DESE announces statewide program for students with disabilities - News - Hannibal Courier - Post - Hannibal, MO - Hannibal, MO

DESE announces statewide program for students with disabilities - News - Hannibal Courier - Post - Hannibal, MO - Hannibal, MO



The Missouri Department of Elementary and Secondary Education will collaborate with fellow state agencies to provide a new statewide program to expand services to Missouri students with disabilities, beginning with the 2015-16 school year.
The Pre-Employment Transition Services (PETS) program will offer work-related supports to public school students in Missouri who are not yet eligible for similar services through Vocational Rehabilitation. The program was made possible through legislative changes to the Workforce Innovation and Opportunities Act (WIOA).

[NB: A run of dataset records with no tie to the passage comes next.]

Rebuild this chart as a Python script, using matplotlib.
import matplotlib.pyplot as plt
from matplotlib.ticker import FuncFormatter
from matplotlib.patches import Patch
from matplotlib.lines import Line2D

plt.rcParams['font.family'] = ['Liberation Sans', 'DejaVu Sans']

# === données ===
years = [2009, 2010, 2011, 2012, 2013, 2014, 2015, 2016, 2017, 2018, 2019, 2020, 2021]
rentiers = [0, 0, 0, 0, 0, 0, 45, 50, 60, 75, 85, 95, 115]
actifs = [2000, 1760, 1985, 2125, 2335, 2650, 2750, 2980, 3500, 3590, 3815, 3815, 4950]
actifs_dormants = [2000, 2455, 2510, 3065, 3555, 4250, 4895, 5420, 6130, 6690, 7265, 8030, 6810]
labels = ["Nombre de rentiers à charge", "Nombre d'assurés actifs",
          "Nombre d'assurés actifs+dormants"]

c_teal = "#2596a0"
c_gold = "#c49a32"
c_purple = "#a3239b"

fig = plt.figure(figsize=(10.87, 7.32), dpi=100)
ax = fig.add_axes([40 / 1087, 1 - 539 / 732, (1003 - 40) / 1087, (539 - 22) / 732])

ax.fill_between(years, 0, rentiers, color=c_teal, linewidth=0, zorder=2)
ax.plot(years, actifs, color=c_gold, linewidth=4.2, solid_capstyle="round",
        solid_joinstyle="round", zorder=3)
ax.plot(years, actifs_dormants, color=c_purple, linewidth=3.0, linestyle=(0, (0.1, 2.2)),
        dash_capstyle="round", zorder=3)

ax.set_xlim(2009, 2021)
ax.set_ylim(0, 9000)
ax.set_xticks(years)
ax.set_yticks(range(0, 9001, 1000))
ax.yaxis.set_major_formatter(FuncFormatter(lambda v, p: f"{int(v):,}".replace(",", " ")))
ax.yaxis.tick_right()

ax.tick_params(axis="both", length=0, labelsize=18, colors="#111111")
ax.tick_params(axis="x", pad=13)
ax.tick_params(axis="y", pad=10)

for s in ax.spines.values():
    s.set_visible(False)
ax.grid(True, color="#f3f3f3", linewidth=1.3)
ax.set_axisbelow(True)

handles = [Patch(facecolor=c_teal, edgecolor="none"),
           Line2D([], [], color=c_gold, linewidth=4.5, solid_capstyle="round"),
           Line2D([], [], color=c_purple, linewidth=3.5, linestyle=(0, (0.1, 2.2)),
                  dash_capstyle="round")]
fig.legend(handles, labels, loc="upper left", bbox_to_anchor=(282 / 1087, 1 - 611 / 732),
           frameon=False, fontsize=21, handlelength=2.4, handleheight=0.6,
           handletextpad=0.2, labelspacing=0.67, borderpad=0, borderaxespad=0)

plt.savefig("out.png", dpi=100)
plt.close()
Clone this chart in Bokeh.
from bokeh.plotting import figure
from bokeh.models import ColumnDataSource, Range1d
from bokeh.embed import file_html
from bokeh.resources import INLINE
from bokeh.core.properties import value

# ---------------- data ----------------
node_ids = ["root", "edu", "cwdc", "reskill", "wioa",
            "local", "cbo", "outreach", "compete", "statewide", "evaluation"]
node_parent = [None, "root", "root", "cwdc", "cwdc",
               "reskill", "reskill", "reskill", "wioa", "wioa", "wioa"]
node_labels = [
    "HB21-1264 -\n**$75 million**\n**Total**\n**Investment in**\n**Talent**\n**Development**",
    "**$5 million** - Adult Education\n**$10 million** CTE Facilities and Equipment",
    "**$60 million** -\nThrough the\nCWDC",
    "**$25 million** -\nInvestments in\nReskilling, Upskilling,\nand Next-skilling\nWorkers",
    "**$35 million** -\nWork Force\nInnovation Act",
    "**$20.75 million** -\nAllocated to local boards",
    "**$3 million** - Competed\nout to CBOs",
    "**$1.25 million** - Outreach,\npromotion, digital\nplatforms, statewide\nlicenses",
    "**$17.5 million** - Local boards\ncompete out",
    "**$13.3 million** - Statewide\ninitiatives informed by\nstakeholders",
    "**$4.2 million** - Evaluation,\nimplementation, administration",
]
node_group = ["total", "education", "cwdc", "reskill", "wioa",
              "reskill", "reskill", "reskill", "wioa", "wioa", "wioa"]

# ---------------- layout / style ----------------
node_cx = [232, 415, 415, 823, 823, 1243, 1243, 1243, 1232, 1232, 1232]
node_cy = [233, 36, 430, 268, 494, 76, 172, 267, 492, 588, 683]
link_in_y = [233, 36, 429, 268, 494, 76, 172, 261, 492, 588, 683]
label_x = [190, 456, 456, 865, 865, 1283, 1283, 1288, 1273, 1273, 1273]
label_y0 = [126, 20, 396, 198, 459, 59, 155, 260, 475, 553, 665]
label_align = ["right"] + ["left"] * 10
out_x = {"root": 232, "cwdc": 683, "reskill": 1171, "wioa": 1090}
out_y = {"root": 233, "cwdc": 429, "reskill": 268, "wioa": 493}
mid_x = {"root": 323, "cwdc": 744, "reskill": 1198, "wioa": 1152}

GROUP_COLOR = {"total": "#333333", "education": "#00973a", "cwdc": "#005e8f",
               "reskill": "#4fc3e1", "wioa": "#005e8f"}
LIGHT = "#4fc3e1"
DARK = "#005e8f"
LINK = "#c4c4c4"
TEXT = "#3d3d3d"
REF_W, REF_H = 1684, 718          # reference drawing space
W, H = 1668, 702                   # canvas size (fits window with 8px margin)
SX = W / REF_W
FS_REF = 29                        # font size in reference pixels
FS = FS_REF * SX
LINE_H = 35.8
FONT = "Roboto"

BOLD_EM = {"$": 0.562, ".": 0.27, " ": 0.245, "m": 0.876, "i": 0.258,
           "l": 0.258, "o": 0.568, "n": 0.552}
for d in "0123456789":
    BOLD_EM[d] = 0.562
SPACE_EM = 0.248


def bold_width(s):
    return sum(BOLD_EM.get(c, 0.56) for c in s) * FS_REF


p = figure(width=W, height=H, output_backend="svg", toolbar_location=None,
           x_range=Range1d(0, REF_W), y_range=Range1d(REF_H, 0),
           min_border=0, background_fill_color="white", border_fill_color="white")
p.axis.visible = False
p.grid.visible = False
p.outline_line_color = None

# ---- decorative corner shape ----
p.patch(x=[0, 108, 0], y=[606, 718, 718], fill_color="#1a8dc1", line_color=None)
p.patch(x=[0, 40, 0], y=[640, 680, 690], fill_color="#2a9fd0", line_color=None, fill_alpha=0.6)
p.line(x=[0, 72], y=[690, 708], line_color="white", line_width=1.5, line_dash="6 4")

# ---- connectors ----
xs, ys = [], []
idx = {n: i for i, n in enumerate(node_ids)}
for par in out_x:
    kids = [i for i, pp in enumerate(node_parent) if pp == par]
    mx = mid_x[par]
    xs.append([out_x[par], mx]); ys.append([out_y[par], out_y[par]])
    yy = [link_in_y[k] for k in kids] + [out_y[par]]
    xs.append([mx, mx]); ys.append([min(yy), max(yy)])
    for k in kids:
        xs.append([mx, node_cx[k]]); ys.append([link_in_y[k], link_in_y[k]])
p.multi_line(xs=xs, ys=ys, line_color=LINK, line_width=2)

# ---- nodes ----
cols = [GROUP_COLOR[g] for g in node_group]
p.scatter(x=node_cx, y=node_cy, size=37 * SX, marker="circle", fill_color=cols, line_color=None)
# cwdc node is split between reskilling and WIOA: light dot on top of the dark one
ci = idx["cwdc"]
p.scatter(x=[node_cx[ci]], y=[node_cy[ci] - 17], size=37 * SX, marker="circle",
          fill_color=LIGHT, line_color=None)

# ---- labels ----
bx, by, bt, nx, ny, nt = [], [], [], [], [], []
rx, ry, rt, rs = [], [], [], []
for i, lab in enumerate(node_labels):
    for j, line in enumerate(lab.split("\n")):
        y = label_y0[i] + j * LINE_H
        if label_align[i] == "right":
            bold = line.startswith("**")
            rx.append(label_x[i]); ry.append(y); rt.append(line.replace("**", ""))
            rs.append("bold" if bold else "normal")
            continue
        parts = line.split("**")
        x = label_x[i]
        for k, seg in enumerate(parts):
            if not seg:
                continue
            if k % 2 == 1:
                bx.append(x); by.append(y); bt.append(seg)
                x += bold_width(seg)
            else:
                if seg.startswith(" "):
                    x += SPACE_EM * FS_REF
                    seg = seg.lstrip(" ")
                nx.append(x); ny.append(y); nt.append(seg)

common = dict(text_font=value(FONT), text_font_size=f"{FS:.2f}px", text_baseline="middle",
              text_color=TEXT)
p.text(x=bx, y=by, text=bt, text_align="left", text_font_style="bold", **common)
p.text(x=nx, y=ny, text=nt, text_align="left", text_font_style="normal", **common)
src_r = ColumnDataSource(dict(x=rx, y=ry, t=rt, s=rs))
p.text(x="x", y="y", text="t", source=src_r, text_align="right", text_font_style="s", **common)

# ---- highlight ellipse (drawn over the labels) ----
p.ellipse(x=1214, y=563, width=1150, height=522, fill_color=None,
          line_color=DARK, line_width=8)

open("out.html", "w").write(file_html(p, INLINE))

“The Pre-Employment Transition Services program will provide more resources that can improve post-high school outcomes for thousands of young Missourians with disabilities,” assistant commissioner for the office of Adult Learning and Rehabilitation Services Jeanne Loyd said.
PETS will focus on providing hands-on supports by working directly with students, families and schools. These services include job shadowing, mock interviews and counseling designed to help create a smooth transition into the workforce. Twenty-one PETS specialists from around the state have been selected and trained to help with the program, which will offer services in five areas: job exploration, work-based learning, counseling for post-secondary education, workplace readiness and self-advocacy and peer mentoring.
“Our job is to help students with disabilities make connections with various services,” PETS Project Director Robert Simpson said. “We are working with these students in a hands-on fashion, getting them connected with the right services.”
PETS is a collaborative partnership between several organizations around the state including the University of Missouri and the Department of Elementary and Secondary Education.
“The program has great potential and can make a positive difference in the lives of many young people,” coordinator of field services for Missouri Vocational Rehabilitation Bert Schulte said.